Had she just asked me to watch her baby? She just left me with her baby and walked away. I could have just snatched it up and ran. I was baffled. Not even sure if that was what she asked I figured I should stick around until she came back just in case someone actually did want to snatch her baby and run. I had an obligation to watch this stroller, I had to have said "Oui" to something. I pretended to be interested in the many varieties of organic and ethically responsible tea, coffee, and honey options. Of course I was left in the isle where there was nothing I actually wanted.
Their was a light blanket resting over the cover of the pram so the baby was not actually visible. I couldn't even admire the little child in there while I wondered if I was responsible for it or not. I couldn't even tell if there was a little baby in there. After a few moments, I heard a sound, I saw some movement, I could hear the soft coos of a baby beginning to stir.
She eventually came back and I figured I was safe to walk away. While looking at the different vegetable options I overheard her speaking softly to her baby. What caught my attention was that she sounded as if she was speaking English. She checked out and left. I was so distracted I picked up a bunch of carrots and ran to pay for my groceries (leaving without anything substantial to cook for dinner).
I had to chase this woman down and talk to her. Meeting fellow Americans is rare, meeting them in my neighborhood is unheard of. Waiting for the grocer to finish ringing me up I pictured this woman getting farther and farther away. How would I even know which direction to find her?
My thoughts were interrupted as the grocer said something in French. Caught off guard again, I looked at him puzzled and said, "pardon?" his response was a series of words strung together ending with "compote". Thank you high school French! I knew that one meant applesauce. I pulled it out of my bag and handed it back, there was an issue and he had to re-scan it. Again, and again, and again. Finally it worked and I was able to pay.

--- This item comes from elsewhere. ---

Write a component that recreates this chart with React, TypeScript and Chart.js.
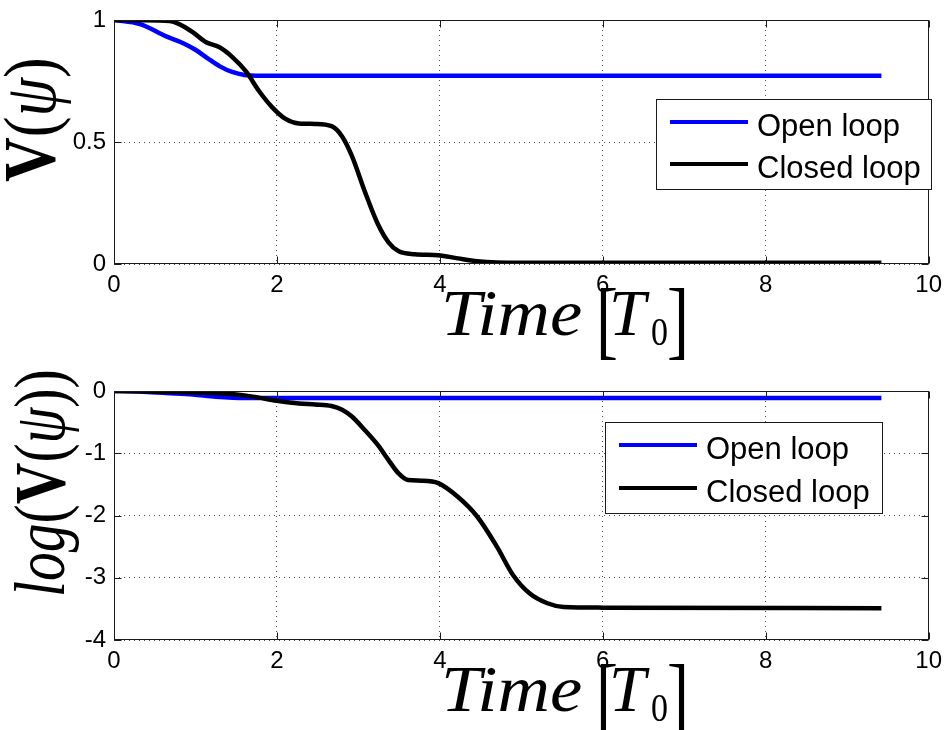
import React, { useEffect, useRef } from 'react';
import { Chart, registerables } from 'chart.js';

Chart.register(...registerables);

// ---------------- data ----------------
const seriesLabels = ['Open loop', 'Closed loop'];
const seriesColors = ['#0000ff', '#000000'];

const xTickStep = 2;
const xMin = 0;
const xMax = 10;

// Top panel: V(psi)
const timeOpenTop = [0, 0.32, 0.64, 0.85, 1.0, 1.15, 1.3, 1.45, 1.6, 1.8, 9.42];
const openLoopV = [1.0, 0.983, 0.933, 0.905, 0.878, 0.843, 0.81, 0.787, 0.775, 0.772, 0.772];

const timeClosedTop = [0, 0.32, 0.68, 0.8, 0.97, 1.13, 1.29, 1.45, 1.62, 1.78, 1.94, 2.1, 2.27, 2.47, 2.67, 2.8, 2.92, 3.08, 3.24, 3.37, 3.49, 3.69, 3.98, 4.22, 4.46, 4.7, 5.0, 9.42];
const closedLoopV = [1.0, 0.999, 0.996, 0.983, 0.949, 0.909, 0.889, 0.849, 0.789, 0.709, 0.643, 0.596, 0.576, 0.574, 0.565, 0.523, 0.443, 0.296, 0.163, 0.089, 0.053, 0.04, 0.036, 0.023, 0.011, 0.006, 0.005, 0.005];

// Bottom panel: log(V(psi))
const timeOpenBottom = [0, 0.32, 0.64, 0.97, 1.25, 1.62, 9.42];
const openLoopLogV = [0, -0.007, -0.032, -0.057, -0.092, -0.112, -0.112];

const timeClosedBottom = [0, 0.6, 1.0, 1.45, 1.7, 2.0, 2.27, 2.47, 2.67, 2.8, 2.92, 3.08, 3.24, 3.37, 3.49, 3.61, 3.77, 3.98, 4.22, 4.46, 4.7, 4.9, 5.1, 5.32, 5.52, 6.0, 9.42];
const closedLoopLogV = [0, -0.012, -0.025, -0.05, -0.09, -0.155, -0.2, -0.215, -0.24, -0.3, -0.41, -0.63, -0.87, -1.11, -1.32, -1.43, -1.44, -1.48, -1.7, -2.02, -2.5, -2.96, -3.25, -3.41, -3.47, -3.48, -3.49];

const topY = { min: 0, max: 1, step: 0.5 };
const bottomY = { min: -4, max: 0, step: 1 };

// ---------------- styles ----------------
const SANS = '"Liberation Sans", Arial, Helvetica, sans-serif';
const SERIF = '"Liberation Serif", "Times New Roman", Times, serif';
const GRID = 'rgba(0,0,0,0.7)';
const FRAME = '#1a1a1a';

type Seg = { t: string; font: string; at?: number; dy?: number; sx?: number; sy?: number };

function drawSegs(ctx: CanvasRenderingContext2D, segs: Seg[]) {
  let x = 0;
  for (const s of segs) {
    ctx.font = s.font;
    if (s.at !== undefined) x = s.at;
    const kx = s.sx || 1;
    const ky = s.sy || 1;
    ctx.save();
    ctx.translate(x, s.dy || 0);
    ctx.scale(kx, ky);
    ctx.fillText(s.t, 0, 0);
    ctx.restore();
    x += ctx.measureText(s.t).width * kx;
  }
}

type DecorCfg = {
  legend: { x: number; y: number; w: number; h: number; rows: number[]; lx0: number; lx1: number; tx: number };
  yTitle: { x: number; y: number; sx: number; sy: number; segs: Seg[] };
};

function makeDecor(cfg: DecorCfg) {
  return {
    id: 'decor',
    afterDraw(chart: any) {
      const ctx: CanvasRenderingContext2D = chart.ctx;
      const a = chart.chartArea;
      const sx = chart.scales.x;
      const sy = chart.scales.y;
      ctx.save();
      // frame
      ctx.strokeStyle = FRAME;
      ctx.lineWidth = 1;
      const L = Math.round(a.left) + 0.5;
      const T = Math.round(a.top) + 0.5;
      const R = Math.round(a.right) - 0.5;
      const B = Math.round(a.bottom) - 0.5;
      ctx.strokeRect(L, T, R - L, B - T);
      // inner tick marks
      const tl = 7;
      ctx.beginPath();
      for (const tk of sx.ticks) {
        const p = Math.round(sx.getPixelForValue(tk.value)) + 0.5;
        ctx.moveTo(p, B); ctx.lineTo(p, B - tl);
        ctx.moveTo(p, T); ctx.lineTo(p, T + tl);
      }
      for (const tk of sy.ticks) {
        const p = Math.round(sy.getPixelForValue(tk.value)) + 0.5;
        ctx.moveTo(L, p); ctx.lineTo(L + tl, p);
        ctx.moveTo(R, p); ctx.lineTo(R - tl, p);
      }
      ctx.stroke();

      // legend
      const lg = cfg.legend;
      ctx.fillStyle = '#ffffff';
      ctx.fillRect(lg.x, lg.y, lg.w, lg.h);
      ctx.strokeStyle = FRAME;
      ctx.lineWidth = 1;
      ctx.strokeRect(lg.x + 0.5, lg.y + 0.5, lg.w, lg.h);
      chart.data.datasets.forEach((ds: any, i: number) => {
        const ry = lg.rows[i];
        ctx.strokeStyle = ds.borderColor;
        ctx.lineWidth = 4;
        ctx.beginPath();
        ctx.moveTo(lg.lx0, ry);
        ctx.lineTo(lg.lx1, ry);
        ctx.stroke();
        ctx.fillStyle = '#000';
        ctx.font = `31px ${SANS}`;
        ctx.textAlign = 'left';
        ctx.textBaseline = 'alphabetic';
        ctx.fillText(ds.label, lg.tx, ry + 14);
      });

      // x title: Time[T0]
      ctx.fillStyle = '#000';
      ctx.textAlign = 'left';
      ctx.textBaseline = 'alphabetic';
      ctx.save();
      ctx.translate(a.left + 327, a.bottom + 71);
      drawSegs(ctx, [
        { t: 'Time', font: `italic 66px ${SERIF}`, at: 0, sx: 1.1 },
        { t: '[', font: `66px ${SERIF}`, at: 155, dy: 13, sy: 1.33 },
        { t: 'T', font: `italic 66px ${SERIF}`, at: 168 },
        { t: '0', font: `34px ${SERIF}`, at: 210, dy: 10, sy: 1.15 },
        { t: ']', font: `66px ${SERIF}`, at: 226, dy: 13, sy: 1.33 },
      ]);
      ctx.restore();

      // y title
      const yt = cfg.yTitle;
      ctx.save();
      ctx.translate(yt.x, yt.y);
      ctx.rotate(-Math.PI / 2);
      ctx.scale(yt.sx, yt.sy);
      drawSegs(ctx, yt.segs);
      ctx.restore();

      ctx.restore();
    },
  };
}

function toPoints(t: number[], v: number[]) {
  return t.map((x, i) => ({ x, y: v[i] }));
}

const fmtTick = (v: any) => String(Math.round(Number(v) * 100) / 100);

function makeConfig(p: {
  open: { x: number; y: number }[];
  closed: { x: number; y: number }[];
  y: { min: number; max: number; step: number };
  padTop: number;
  xAxisHeight: number;
  decor: DecorCfg;
}) {
  const tickFont = { family: SANS, size: 24, lineHeight: 1 };
  const mk = (i: number, data: any[], order: number) => ({
    label: seriesLabels[i],
    data,
    borderColor: seriesColors[i],
    backgroundColor: seriesColors[i],
    borderWidth: 4.5,
    pointRadius: 0,
    cubicInterpolationMode: 'monotone',
    fill: false,
    order,
    clip: 0,
  });
  return {
    type: 'line',
    data: { datasets: [mk(0, p.open, 1), mk(1, p.closed, 0)] },
    options: {
      animation: false,
      responsive: false,
      devicePixelRatio: 1,
      layout: { padding: { left: 0, right: 17, top: p.padTop, bottom: 0 } },
      plugins: { legend: { display: false }, tooltip: { enabled: false }, title: { display: false } },
      elements: { point: { radius: 0 } },
      scales: {
        x: {
          type: 'linear',
          min: xMin,
          max: xMax,
          ticks: { stepSize: xTickStep, padding: 9, maxRotation: 0, autoSkip: false, color: '#000', font: tickFont, callback: fmtTick },
          grid: { color: GRID, lineWidth: 1, drawTicks: false },
          border: { display: false, dash: [1, 4] },
          afterFit: (s: any) => { s.height = p.xAxisHeight; },
        },
        y: {
          type: 'linear',
          min: p.y.min,
          max: p.y.max,
          ticks: { stepSize: p.y.step, padding: 8, autoSkip: false, color: '#000', font: tickFont, callback: fmtTick },
          grid: { color: GRID, lineWidth: 1, drawTicks: false },
          border: { display: false, dash: [1, 4] },
          afterFit: (s: any) => { s.width = 114; },
        },
      },
    },
    plugins: [makeDecor(p.decor)],
  };
}

export default function App() {
  const topRef = useRef<HTMLCanvasElement>(null);
  const botRef = useRef<HTMLCanvasElement>(null);

  useEffect(() => {
    document.body.style.margin = '0';
    const c1 = new Chart(topRef.current as HTMLCanvasElement, makeConfig({
      open: toPoints(timeOpenTop, openLoopV),
      closed: toPoints(timeClosedTop, closedLoopV),
      y: topY,
      padTop: 13,
      xAxisHeight: 101,
      decor: {
        legend: { x: 656, y: 99, w: 275, h: 90, rows: [122, 164], lx0: 670, lx1: 748, tx: 757 },
        yTitle: {
          x: 55, y: 182, sx: 1.0, sy: 1.18,
          segs: [
            { t: 'V', font: `bold 62px ${SERIF}` },
            { t: '(', font: `62px ${SERIF}` },
            { t: 'ψ', font: `italic 62px ${SERIF}` },
            { t: ')', font: `62px ${SERIF}` },
          ],
        },
      },
    }) as any);
    const c2 = new Chart(botRef.current as HTMLCanvasElement, makeConfig({
      open: toPoints(timeOpenBottom, openLoopLogV),
      closed: toPoints(timeClosedBottom, closedLoopLogV),
      y: bottomY,
      padTop: 26,
      xAxisHeight: 90,
      decor: {
        legend: { x: 605, y: 57, w: 277, h: 91, rows: [80, 123], lx0: 619, lx1: 697, tx: 706 },
        yTitle: {
          x: 64, y: 232, sx: 0.96, sy: 1.2,
          segs: [
            { t: 'log', font: `italic 60px ${SERIF}` },
            { t: '(', font: `60px ${SERIF}` },
            { t: 'V', font: `bold 60px ${SERIF}` },
            { t: '(', font: `60px ${SERIF}` },
            { t: 'ψ', font: `italic 60px ${SERIF}` },
            { t: '))', font: `60px ${SERIF}` },
          ],
        },
      },
    }) as any);
    return () => { c1.destroy(); c2.destroy(); };
  }, []);

  return (
    <div style={{ position: 'relative', width: 951, height: 730, background: '#ffffff' }}>
      <canvas ref={topRef} width={951} height={365} style={{ position: 'absolute', left: 0, top: 0, width: 951, height: 365 }} />
      <canvas ref={botRef} width={951} height={365} style={{ position: 'absolute', left: 0, top: 365, width: 951, height: 365 }} />
    </div>
  );
}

I ran out of the store so fast I didn't get a chance to close my wallet properly and dropped my receipt on the ground. The wind picked it up and I had to chase it down. I couldn't litter outside the entrance to the organic co-operative after all. Walking down the street I was lucky to see her stopped outside of another store. I sped up to try and catch her.
I tapped her on the shoulder," Pardon, Vous parlez Anglais?" Turns out she's from the mid-west! Also turns out she had asked me if her baby carriage was in my way. When I answered "Oui" she wondered if I had actually understood what she said, just as I had wondered what she had actually said. She is sweet as they come and I may even have a babysitting gig lined up!
That should to fill that void that has been growing deep inside and resolve crisis number three. I usually spend the walk home from the grocery store sweating over whatever traumatizing incident took place. This time I walked home with an American neighbor, her beautiful baby girl, and her email address, wondering what crisis number four could possibly bring.